■ Data for the task:

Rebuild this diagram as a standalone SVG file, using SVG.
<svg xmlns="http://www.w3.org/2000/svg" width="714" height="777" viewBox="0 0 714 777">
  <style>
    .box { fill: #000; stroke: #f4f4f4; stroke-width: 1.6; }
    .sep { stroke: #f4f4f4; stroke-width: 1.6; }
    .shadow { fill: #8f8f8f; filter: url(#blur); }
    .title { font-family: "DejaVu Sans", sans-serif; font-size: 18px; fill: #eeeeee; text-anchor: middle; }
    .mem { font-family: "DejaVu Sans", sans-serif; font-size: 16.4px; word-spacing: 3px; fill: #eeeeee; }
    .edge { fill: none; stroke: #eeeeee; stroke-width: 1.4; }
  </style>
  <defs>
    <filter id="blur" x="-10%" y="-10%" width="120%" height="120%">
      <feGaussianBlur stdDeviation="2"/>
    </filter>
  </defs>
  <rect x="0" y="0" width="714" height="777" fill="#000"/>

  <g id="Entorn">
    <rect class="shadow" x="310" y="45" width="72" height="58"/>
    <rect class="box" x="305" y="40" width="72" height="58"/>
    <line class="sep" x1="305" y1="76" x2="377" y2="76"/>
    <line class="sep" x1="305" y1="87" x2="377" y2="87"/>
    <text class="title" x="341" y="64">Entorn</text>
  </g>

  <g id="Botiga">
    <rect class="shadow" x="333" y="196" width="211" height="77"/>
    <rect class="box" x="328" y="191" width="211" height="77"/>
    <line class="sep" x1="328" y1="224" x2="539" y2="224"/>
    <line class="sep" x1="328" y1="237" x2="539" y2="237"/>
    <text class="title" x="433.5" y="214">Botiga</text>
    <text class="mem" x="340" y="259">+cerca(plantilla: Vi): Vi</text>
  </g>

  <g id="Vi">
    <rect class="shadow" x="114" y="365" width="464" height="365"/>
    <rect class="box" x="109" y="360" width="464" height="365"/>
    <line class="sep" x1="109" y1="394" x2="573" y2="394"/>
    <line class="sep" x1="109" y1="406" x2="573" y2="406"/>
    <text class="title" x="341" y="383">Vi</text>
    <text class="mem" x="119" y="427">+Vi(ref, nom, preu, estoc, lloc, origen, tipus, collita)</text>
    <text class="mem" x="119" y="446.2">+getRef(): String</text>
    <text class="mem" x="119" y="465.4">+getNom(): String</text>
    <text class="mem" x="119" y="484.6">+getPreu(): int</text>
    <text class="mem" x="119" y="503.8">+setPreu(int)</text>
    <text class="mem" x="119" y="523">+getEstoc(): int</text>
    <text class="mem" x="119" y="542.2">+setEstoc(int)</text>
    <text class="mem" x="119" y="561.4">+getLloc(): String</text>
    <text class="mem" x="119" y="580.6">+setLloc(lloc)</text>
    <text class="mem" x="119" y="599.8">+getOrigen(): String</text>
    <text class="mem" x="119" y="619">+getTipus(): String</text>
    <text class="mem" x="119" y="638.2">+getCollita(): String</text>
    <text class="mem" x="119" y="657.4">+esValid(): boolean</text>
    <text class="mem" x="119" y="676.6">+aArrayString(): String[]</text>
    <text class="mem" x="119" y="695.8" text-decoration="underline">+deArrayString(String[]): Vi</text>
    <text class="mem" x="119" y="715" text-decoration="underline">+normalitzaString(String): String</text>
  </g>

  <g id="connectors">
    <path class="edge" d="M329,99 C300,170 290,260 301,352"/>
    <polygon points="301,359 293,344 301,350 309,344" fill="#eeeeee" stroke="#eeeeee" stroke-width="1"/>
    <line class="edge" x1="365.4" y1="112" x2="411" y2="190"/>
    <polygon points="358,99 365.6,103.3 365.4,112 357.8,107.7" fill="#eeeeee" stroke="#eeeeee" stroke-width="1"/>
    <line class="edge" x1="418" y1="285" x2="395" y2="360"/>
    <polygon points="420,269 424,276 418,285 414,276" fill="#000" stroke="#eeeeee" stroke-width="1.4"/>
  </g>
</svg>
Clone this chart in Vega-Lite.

■ Given request: Write out the entire listing exactly.

■ Exercise result:
Rebuild this diagram as a standalone SVG file, using SVG.
<svg xmlns="http://www.w3.org/2000/svg" width="714" height="777" viewBox="0 0 714 777">
  <style>
    .box { fill: #000; stroke: #f4f4f4; stroke-width: 1.6; }
    .sep { stroke: #f4f4f4; stroke-width: 1.6; }
    .shadow { fill: #8f8f8f; filter: url(#blur); }
    .title { font-family: "DejaVu Sans", sans-serif; font-size: 18px; fill: #eeeeee; text-anchor: middle; }
    .mem { font-family: "DejaVu Sans", sans-serif; font-size: 16.4px; word-spacing: 3px; fill: #eeeeee; }
    .edge { fill: none; stroke: #eeeeee; stroke-width: 1.4; }
  </style>
  <defs>
    <filter id="blur" x="-10%" y="-10%" width="120%" height="120%">
      <feGaussianBlur stdDeviation="2"/>
    </filter>
  </defs>
  <rect x="0" y="0" width="714" height="777" fill="#000"/>

  <g id="Entorn">
    <rect class="shadow" x="310" y="45" width="72" height="58"/>
    <rect class="box" x="305" y="40" width="72" height="58"/>
    <line class="sep" x1="305" y1="76" x2="377" y2="76"/>
    <line class="sep" x1="305" y1="87" x2="377" y2="87"/>
    <text class="title" x="341" y="64">Entorn</text>
  </g>

  <g id="Botiga">
    <rect class="shadow" x="333" y="196" width="211" height="77"/>
    <rect class="box" x="328" y="191" width="211" height="77"/>
    <line class="sep" x1="328" y1="224" x2="539" y2="224"/>
    <line class="sep" x1="328" y1="237" x2="539" y2="237"/>
    <text class="title" x="433.5" y="214">Botiga</text>
    <text class="mem" x="340" y="259">+cerca(plantilla: Vi): Vi</text>
  </g>

  <g id="Vi">
    <rect class="shadow" x="114" y="365" width="464" height="365"/>
    <rect class="box" x="109" y="360" width="464" height="365"/>
    <line class="sep" x1="109" y1="394" x2="573" y2="394"/>
    <line class="sep" x1="109" y1="406" x2="573" y2="406"/>
    <text class="title" x="341" y="383">Vi</text>
    <text class="mem" x="119" y="427">+Vi(ref, nom, preu, estoc, lloc, origen, tipus, collita)</text>
    <text class="mem" x="119" y="446.2">+getRef(): String</text>
    <text class="mem" x="119" y="465.4">+getNom(): String</text>
    <text class="mem" x="119" y="484.6">+getPreu(): int</text>
    <text class="mem" x="119" y="503.8">+setPreu(int)</text>
    <text class="mem" x="119" y="523">+getEstoc(): int</text>
    <text class="mem" x="119" y="542.2">+setEstoc(int)</text>
    <text class="mem" x="119" y="561.4">+getLloc(): String</text>
    <text class="mem" x="119" y="580.6">+setLloc(lloc)</text>
    <text class="mem" x="119" y="599.8">+getOrigen(): String</text>
    <text class="mem" x="119" y="619">+getTipus(): String</text>
    <text class="mem" x="119" y="638.2">+getCollita(): String</text>
    <text class="mem" x="119" y="657.4">+esValid(): boolean</text>
    <text class="mem" x="119" y="676.6">+aArrayString(): String[]</text>
    <text class="mem" x="119" y="695.8" text-decoration="underline">+deArrayString(String[]): Vi</text>
    <text class="mem" x="119" y="715" text-decoration="underline">+normalitzaString(String): String</text>
  </g>

  <g id="connectors">
    <path class="edge" d="M329,99 C300,170 290,260 301,352"/>
    <polygon points="301,359 293,344 301,350 309,344" fill="#eeeeee" stroke="#eeeeee" stroke-width="1"/>
    <line class="edge" x1="365.4" y1="112" x2="411" y2="190"/>
    <polygon points="358,99 365.6,103.3 365.4,112 357.8,107.7" fill="#eeeeee" stroke="#eeeeee" stroke-width="1"/>
    <line class="edge" x1="418" y1="285" x2="395" y2="360"/>
    <polygon points="420,269 424,276 418,285 414,276" fill="#000" stroke="#eeeeee" stroke-width="1.4"/>
  </g>
</svg>
Clone this chart in Vega-Lite.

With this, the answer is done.